● Entries with chart source code:

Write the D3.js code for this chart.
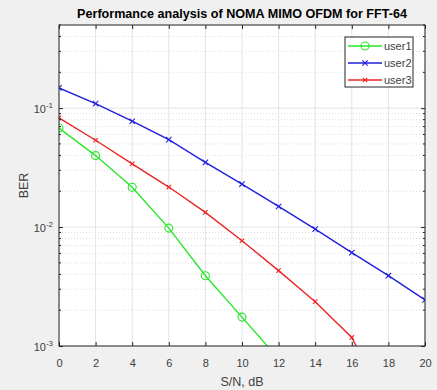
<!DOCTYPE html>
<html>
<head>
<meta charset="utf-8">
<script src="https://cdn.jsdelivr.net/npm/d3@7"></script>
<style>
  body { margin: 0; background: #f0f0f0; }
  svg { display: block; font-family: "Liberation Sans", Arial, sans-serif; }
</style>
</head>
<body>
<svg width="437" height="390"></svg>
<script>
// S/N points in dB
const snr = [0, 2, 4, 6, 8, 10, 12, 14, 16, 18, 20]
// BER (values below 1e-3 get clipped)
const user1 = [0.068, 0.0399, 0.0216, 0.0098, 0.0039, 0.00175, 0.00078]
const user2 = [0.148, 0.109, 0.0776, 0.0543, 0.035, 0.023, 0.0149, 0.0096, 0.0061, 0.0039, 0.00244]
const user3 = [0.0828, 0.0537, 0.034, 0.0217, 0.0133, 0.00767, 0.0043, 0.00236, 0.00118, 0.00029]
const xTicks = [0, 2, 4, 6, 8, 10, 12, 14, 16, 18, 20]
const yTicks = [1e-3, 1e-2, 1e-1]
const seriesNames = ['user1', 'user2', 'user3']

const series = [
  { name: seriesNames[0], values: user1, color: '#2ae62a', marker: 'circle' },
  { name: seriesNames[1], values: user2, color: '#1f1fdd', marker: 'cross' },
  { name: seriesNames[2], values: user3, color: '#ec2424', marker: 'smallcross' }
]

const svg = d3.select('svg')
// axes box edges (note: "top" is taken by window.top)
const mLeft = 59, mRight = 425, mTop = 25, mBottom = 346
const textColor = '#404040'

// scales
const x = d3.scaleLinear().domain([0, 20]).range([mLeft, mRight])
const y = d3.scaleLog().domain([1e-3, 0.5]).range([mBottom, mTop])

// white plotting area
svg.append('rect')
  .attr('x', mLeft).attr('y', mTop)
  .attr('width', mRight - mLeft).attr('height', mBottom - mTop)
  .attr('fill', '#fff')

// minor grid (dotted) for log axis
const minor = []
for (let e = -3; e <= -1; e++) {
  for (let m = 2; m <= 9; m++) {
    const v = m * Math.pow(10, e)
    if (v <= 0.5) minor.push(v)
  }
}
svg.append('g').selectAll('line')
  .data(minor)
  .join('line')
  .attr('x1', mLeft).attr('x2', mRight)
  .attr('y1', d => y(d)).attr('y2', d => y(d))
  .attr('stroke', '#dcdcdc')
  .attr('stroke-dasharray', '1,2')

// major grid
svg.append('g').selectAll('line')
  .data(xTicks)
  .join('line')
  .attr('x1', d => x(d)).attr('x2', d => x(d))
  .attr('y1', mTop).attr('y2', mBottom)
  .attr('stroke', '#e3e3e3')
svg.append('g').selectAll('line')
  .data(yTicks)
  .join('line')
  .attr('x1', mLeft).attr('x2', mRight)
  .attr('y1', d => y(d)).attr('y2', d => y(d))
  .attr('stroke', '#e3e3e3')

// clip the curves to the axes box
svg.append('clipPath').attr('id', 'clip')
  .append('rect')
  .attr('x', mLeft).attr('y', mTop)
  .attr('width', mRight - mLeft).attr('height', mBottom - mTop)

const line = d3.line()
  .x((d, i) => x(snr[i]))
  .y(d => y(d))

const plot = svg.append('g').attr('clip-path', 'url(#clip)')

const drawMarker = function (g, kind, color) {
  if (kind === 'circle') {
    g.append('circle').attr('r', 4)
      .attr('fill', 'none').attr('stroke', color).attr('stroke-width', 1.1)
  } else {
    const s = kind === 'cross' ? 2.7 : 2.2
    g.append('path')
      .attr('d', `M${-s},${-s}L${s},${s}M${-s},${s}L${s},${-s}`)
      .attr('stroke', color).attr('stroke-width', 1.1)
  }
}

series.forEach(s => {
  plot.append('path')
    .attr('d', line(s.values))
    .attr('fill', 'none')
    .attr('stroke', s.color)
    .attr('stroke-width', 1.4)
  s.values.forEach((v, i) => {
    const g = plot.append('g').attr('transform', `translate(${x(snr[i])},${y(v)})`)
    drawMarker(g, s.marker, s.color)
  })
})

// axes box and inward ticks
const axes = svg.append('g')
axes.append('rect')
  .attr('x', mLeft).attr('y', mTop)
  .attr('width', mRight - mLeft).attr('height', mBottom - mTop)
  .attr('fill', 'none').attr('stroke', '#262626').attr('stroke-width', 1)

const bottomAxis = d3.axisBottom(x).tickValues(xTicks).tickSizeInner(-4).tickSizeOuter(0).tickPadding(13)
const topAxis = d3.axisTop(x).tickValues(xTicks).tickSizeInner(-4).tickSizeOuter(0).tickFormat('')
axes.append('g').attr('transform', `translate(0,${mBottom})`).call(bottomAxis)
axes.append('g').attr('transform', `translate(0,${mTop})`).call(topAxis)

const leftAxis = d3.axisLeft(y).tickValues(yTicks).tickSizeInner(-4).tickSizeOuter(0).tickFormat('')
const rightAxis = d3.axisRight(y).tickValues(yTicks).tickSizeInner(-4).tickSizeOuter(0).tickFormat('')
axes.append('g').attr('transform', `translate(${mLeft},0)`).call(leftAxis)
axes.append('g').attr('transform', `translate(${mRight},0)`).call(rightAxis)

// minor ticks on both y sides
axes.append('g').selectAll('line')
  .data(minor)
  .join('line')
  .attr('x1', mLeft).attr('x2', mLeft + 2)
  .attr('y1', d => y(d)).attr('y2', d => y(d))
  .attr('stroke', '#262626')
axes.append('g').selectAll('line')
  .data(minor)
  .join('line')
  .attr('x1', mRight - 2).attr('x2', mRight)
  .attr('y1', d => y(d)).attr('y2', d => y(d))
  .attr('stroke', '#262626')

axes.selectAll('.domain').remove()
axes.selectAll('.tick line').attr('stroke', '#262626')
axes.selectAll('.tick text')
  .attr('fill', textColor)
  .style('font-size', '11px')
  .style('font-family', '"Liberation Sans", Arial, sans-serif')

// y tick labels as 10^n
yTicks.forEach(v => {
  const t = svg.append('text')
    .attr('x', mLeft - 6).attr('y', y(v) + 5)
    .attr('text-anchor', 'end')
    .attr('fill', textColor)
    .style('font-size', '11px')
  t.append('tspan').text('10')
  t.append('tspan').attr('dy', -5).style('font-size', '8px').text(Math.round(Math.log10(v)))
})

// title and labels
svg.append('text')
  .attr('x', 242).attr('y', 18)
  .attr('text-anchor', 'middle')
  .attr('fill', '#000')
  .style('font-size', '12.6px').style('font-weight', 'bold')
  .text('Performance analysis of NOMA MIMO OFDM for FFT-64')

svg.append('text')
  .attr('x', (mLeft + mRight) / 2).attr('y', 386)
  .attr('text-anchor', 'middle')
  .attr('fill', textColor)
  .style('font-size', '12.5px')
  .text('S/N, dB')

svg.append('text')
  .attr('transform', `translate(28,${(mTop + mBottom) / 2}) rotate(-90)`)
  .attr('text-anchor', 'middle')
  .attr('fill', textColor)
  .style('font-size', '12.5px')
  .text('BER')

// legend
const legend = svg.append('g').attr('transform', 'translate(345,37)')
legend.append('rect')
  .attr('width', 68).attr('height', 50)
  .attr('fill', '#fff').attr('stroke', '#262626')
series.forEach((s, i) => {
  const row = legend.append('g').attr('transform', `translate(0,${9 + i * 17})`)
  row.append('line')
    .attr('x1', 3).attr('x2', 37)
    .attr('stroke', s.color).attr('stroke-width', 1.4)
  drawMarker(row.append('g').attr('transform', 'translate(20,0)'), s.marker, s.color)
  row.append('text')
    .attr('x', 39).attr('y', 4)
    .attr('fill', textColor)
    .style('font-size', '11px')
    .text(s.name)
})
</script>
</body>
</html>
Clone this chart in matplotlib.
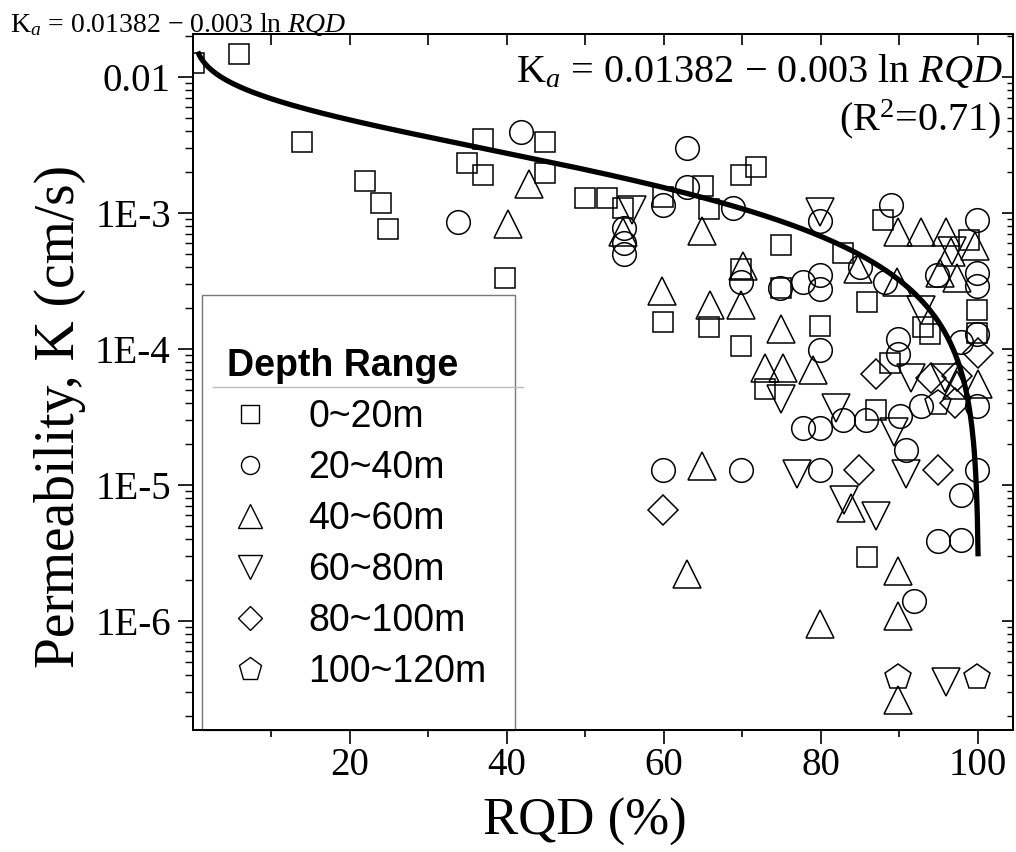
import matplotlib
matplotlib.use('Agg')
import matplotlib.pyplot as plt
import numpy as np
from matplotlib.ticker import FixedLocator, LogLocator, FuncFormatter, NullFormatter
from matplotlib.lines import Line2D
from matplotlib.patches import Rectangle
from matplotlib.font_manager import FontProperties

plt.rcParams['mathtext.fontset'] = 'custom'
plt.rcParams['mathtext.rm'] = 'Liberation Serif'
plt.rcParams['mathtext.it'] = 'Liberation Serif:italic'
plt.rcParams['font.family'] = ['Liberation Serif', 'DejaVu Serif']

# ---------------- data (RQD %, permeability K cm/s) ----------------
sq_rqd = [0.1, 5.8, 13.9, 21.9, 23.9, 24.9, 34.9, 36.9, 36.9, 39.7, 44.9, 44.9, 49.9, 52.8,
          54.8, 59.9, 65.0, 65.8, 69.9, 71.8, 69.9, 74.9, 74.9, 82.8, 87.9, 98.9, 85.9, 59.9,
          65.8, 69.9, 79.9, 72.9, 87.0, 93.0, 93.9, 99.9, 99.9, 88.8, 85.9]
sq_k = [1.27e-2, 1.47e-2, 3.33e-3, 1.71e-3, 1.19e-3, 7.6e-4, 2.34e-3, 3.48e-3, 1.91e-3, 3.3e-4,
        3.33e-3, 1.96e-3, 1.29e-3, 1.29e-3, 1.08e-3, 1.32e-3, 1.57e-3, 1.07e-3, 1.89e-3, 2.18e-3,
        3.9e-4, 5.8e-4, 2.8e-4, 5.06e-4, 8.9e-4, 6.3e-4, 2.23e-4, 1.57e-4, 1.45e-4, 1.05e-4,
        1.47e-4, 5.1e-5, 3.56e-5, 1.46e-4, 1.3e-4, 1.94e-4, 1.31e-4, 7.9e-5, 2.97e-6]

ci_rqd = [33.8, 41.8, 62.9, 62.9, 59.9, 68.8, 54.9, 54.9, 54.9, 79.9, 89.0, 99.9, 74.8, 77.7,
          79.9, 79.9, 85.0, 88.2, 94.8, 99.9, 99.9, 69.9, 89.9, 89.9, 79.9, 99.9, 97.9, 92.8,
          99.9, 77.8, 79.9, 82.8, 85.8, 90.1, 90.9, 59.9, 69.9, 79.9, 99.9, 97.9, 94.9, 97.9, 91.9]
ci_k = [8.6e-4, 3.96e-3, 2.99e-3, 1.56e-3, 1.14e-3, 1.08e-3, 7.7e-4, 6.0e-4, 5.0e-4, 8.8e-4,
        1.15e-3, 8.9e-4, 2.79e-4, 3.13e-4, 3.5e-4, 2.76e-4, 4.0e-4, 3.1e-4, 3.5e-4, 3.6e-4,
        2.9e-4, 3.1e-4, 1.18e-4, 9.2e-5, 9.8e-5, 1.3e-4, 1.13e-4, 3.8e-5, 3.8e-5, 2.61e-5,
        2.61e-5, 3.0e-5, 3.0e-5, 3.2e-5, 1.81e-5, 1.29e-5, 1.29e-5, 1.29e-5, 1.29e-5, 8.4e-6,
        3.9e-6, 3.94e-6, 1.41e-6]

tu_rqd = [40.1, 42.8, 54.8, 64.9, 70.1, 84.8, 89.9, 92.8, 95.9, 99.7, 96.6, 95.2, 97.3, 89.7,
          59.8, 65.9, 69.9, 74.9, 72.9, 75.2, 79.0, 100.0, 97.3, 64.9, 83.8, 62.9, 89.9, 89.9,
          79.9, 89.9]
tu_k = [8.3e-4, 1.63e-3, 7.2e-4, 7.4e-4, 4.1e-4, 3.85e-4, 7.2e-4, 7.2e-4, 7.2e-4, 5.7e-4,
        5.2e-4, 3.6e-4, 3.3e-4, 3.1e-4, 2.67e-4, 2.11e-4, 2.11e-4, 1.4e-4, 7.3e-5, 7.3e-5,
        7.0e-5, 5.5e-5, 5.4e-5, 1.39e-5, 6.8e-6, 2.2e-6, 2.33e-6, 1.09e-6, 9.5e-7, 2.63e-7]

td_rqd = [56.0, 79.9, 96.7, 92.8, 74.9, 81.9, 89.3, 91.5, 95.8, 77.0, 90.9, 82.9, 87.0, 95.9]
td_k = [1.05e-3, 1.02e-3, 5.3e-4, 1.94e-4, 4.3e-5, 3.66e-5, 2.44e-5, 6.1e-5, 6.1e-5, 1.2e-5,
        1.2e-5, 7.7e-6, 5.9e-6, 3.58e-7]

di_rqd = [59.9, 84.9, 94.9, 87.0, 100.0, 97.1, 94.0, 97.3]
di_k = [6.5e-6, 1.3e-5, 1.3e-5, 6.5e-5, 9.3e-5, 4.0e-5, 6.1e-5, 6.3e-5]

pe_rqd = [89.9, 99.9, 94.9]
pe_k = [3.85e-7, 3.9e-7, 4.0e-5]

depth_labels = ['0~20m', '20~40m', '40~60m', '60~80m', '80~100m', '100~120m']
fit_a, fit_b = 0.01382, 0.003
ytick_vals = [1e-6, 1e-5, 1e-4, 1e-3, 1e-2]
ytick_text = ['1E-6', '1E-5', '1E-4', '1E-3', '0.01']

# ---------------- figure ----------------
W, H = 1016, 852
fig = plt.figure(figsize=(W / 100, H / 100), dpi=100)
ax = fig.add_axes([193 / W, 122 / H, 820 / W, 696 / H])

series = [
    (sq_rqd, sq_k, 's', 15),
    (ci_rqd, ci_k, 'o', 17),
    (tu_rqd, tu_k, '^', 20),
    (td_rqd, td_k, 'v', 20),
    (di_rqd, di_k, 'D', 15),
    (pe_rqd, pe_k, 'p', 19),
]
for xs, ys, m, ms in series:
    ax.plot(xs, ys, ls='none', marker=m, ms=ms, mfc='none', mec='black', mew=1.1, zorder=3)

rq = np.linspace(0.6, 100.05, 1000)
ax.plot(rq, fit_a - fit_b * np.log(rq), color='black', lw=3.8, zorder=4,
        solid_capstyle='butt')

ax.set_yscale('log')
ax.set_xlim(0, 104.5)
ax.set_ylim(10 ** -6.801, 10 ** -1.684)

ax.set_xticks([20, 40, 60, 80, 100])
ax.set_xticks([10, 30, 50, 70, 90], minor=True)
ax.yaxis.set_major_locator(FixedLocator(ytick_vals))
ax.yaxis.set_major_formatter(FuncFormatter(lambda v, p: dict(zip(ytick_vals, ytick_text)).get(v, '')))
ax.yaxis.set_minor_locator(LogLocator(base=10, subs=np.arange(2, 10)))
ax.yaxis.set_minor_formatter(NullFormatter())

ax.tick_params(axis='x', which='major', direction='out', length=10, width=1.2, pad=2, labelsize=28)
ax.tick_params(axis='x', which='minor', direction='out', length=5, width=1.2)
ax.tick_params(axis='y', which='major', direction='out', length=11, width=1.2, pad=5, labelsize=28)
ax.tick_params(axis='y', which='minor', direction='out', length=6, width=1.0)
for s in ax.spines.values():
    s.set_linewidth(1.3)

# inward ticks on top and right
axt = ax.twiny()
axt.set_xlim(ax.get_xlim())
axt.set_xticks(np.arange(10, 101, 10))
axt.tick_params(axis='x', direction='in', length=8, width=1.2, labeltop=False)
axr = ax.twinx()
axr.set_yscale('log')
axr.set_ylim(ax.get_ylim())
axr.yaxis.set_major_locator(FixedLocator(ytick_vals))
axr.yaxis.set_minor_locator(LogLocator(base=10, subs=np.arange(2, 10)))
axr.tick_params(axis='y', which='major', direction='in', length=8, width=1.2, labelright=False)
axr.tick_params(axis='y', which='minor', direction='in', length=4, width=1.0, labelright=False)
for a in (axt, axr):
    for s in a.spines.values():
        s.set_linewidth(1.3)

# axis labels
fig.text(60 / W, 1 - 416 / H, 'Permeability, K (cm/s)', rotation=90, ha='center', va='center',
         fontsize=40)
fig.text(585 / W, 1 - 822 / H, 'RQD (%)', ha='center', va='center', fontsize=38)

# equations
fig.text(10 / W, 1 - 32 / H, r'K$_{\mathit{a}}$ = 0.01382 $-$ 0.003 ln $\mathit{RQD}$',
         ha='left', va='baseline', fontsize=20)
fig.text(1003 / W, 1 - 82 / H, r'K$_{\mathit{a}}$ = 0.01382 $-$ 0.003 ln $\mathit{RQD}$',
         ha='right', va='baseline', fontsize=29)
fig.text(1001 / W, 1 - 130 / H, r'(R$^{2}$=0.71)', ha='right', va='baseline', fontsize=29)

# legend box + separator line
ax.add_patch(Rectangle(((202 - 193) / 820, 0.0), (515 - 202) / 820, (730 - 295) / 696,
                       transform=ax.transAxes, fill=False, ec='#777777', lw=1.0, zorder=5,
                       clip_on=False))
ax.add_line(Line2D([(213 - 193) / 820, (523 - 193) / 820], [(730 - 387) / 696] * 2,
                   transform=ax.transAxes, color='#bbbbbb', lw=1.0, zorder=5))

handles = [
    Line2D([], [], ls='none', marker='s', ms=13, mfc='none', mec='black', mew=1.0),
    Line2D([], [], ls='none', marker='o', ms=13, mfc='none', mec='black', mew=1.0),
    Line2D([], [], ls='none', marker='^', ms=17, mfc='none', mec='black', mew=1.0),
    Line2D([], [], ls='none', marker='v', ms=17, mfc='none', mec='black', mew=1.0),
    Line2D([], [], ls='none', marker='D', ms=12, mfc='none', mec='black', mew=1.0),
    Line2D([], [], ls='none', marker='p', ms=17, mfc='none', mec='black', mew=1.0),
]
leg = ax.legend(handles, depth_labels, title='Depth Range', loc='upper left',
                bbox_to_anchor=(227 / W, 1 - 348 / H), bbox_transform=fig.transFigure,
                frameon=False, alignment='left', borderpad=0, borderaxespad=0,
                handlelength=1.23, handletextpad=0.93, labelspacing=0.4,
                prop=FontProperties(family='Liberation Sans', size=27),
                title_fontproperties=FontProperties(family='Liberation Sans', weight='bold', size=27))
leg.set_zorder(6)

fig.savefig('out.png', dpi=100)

● STATED PROBLEM:
Give only the lines from the one with "Clone this chart in matplotlib." to the one with "1.31e-4, 7.9e-5, 2.97e-6]", both included, again and exactly; leave the images out.

● RESPONSE TO THE EXERCISE:
Clone this chart in matplotlib.
import matplotlib
matplotlib.use('Agg')
import matplotlib.pyplot as plt
import numpy as np
from matplotlib.ticker import FixedLocator, LogLocator, FuncFormatter, NullFormatter
from matplotlib.lines import Line2D
from matplotlib.patches import Rectangle
from matplotlib.font_manager import FontProperties

plt.rcParams['mathtext.fontset'] = 'custom'
plt.rcParams['mathtext.rm'] = 'Liberation Serif'
plt.rcParams['mathtext.it'] = 'Liberation Serif:italic'
plt.rcParams['font.family'] = ['Liberation Serif', 'DejaVu Serif']

# ---------------- data (RQD %, permeability K cm/s) ----------------
sq_rqd = [0.1, 5.8, 13.9, 21.9, 23.9, 24.9, 34.9, 36.9, 36.9, 39.7, 44.9, 44.9, 49.9, 52.8,
          54.8, 59.9, 65.0, 65.8, 69.9, 71.8, 69.9, 74.9, 74.9, 82.8, 87.9, 98.9, 85.9, 59.9,
          65.8, 69.9, 79.9, 72.9, 87.0, 93.0, 93.9, 99.9, 99.9, 88.8, 85.9]
sq_k = [1.27e-2, 1.47e-2, 3.33e-3, 1.71e-3, 1.19e-3, 7.6e-4, 2.34e-3, 3.48e-3, 1.91e-3, 3.3e-4,
        3.33e-3, 1.96e-3, 1.29e-3, 1.29e-3, 1.08e-3, 1.32e-3, 1.57e-3, 1.07e-3, 1.89e-3, 2.18e-3,
        3.9e-4, 5.8e-4, 2.8e-4, 5.06e-4, 8.9e-4, 6.3e-4, 2.23e-4, 1.57e-4, 1.45e-4, 1.05e-4,
        1.47e-4, 5.1e-5, 3.56e-5, 1.46e-4, 1.3e-4, 1.94e-4, 1.31e-4, 7.9e-5, 2.97e-6]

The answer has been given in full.